*Recorded data*.
## Begin
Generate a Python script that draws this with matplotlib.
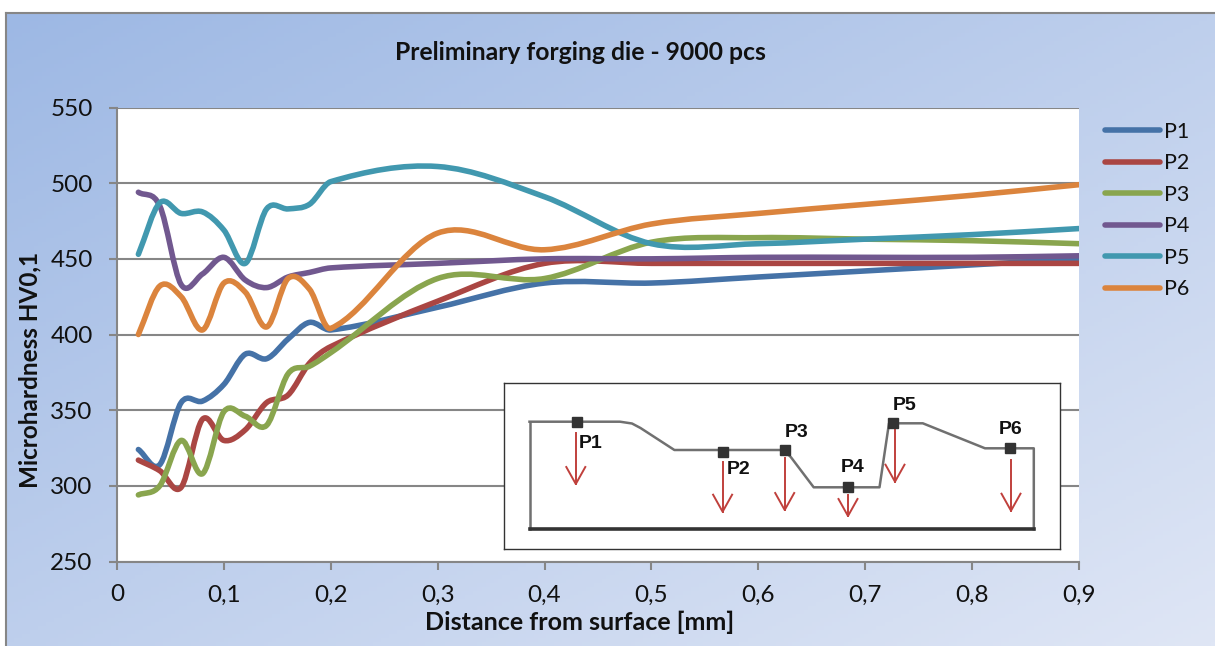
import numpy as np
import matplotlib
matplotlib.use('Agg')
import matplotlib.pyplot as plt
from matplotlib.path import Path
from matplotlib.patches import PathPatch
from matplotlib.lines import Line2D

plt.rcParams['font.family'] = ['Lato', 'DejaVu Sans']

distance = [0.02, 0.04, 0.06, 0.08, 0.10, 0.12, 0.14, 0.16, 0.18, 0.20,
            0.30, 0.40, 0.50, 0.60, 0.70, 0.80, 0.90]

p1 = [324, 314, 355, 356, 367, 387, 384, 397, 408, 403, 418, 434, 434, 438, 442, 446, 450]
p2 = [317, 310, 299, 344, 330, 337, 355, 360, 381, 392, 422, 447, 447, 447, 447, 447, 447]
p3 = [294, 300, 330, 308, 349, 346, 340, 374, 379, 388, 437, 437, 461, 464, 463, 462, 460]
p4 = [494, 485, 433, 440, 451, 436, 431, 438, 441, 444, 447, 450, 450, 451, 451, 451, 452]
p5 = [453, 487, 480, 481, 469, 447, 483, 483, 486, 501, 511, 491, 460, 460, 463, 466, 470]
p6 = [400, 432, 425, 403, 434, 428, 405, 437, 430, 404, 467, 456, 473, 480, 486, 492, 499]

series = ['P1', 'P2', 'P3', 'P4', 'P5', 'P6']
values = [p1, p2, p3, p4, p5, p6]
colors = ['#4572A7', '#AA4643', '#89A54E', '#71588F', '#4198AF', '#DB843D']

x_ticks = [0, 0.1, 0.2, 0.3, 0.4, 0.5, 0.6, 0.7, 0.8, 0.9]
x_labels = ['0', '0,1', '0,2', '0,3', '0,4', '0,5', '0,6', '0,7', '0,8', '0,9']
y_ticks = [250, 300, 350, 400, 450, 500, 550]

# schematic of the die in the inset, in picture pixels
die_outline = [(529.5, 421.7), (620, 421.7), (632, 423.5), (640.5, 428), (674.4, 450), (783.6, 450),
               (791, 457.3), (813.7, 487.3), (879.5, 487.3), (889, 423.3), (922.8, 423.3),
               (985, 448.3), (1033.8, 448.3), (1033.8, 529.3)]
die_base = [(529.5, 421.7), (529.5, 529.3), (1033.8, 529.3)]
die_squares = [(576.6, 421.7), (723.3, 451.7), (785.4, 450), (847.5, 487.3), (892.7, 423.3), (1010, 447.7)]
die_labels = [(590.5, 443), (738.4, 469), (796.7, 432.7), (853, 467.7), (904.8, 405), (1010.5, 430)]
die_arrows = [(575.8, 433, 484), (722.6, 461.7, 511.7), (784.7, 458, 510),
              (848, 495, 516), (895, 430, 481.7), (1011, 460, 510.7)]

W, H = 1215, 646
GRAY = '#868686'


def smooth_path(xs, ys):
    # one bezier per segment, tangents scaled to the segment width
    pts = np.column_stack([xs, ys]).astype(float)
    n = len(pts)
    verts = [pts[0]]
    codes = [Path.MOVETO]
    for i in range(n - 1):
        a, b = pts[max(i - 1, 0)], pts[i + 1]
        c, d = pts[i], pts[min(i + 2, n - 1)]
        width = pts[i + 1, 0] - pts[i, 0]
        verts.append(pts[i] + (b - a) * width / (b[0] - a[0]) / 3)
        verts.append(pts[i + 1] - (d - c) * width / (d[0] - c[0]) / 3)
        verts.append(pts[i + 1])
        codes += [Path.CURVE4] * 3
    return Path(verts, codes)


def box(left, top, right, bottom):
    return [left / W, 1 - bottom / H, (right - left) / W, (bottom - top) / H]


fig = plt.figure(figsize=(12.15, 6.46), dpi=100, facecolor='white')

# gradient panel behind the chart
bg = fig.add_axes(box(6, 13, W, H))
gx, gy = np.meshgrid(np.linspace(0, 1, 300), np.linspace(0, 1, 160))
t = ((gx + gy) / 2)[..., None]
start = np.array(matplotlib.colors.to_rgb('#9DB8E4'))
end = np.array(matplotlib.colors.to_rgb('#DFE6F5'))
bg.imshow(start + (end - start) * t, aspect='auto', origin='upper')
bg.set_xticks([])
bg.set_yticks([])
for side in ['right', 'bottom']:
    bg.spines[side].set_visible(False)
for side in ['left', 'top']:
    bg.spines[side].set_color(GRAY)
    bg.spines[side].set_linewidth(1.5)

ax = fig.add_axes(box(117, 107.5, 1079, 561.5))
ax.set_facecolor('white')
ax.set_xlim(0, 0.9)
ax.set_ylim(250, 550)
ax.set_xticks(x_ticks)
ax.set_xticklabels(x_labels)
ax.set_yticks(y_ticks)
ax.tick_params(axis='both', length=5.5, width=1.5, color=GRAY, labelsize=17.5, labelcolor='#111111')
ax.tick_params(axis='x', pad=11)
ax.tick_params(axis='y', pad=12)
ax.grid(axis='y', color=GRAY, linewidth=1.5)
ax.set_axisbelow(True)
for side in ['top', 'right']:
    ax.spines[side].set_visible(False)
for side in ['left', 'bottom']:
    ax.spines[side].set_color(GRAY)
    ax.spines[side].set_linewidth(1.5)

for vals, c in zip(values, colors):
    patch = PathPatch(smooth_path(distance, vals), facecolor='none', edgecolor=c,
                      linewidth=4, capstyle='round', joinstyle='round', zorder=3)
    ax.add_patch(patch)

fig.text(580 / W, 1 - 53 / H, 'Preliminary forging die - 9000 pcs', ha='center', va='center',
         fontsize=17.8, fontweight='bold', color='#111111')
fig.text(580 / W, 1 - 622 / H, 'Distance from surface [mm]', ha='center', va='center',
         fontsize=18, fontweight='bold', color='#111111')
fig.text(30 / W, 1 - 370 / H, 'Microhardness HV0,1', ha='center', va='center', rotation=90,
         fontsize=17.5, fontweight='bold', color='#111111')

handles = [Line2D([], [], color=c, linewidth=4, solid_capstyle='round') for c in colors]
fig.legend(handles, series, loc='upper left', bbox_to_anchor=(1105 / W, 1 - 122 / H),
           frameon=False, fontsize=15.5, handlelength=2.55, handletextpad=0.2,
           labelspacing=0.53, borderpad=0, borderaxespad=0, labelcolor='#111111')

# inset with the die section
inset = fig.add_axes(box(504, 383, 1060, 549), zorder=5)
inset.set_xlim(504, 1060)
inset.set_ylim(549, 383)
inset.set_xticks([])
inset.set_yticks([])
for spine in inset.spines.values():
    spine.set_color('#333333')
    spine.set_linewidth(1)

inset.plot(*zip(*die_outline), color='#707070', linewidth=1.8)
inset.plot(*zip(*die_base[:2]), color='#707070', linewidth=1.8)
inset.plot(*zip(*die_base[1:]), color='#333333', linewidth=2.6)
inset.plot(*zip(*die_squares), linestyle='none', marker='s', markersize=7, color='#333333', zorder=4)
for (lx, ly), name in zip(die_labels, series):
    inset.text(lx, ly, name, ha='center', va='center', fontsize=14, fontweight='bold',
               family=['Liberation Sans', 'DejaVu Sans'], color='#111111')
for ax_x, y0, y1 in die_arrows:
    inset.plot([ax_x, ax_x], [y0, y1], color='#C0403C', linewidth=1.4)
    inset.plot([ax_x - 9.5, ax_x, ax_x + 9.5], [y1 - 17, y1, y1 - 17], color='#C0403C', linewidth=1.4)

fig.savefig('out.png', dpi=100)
## End
*What is being asked*. Leave the pictures out and please restate exactly the lines running from the start of the material through the one with "0.30, 0.40, 0.50, 0.60, 0.70, 0.80, 0.90]".

*Expected answer*.
Generate a Python script that draws this with matplotlib.
import numpy as np
import matplotlib
matplotlib.use('Agg')
import matplotlib.pyplot as plt
from matplotlib.path import Path
from matplotlib.patches import PathPatch
from matplotlib.lines import Line2D

plt.rcParams['font.family'] = ['Lato', 'DejaVu Sans']

distance = [0.02, 0.04, 0.06, 0.08, 0.10, 0.12, 0.14, 0.16, 0.18, 0.20,
            0.30, 0.40, 0.50, 0.60, 0.70, 0.80, 0.90]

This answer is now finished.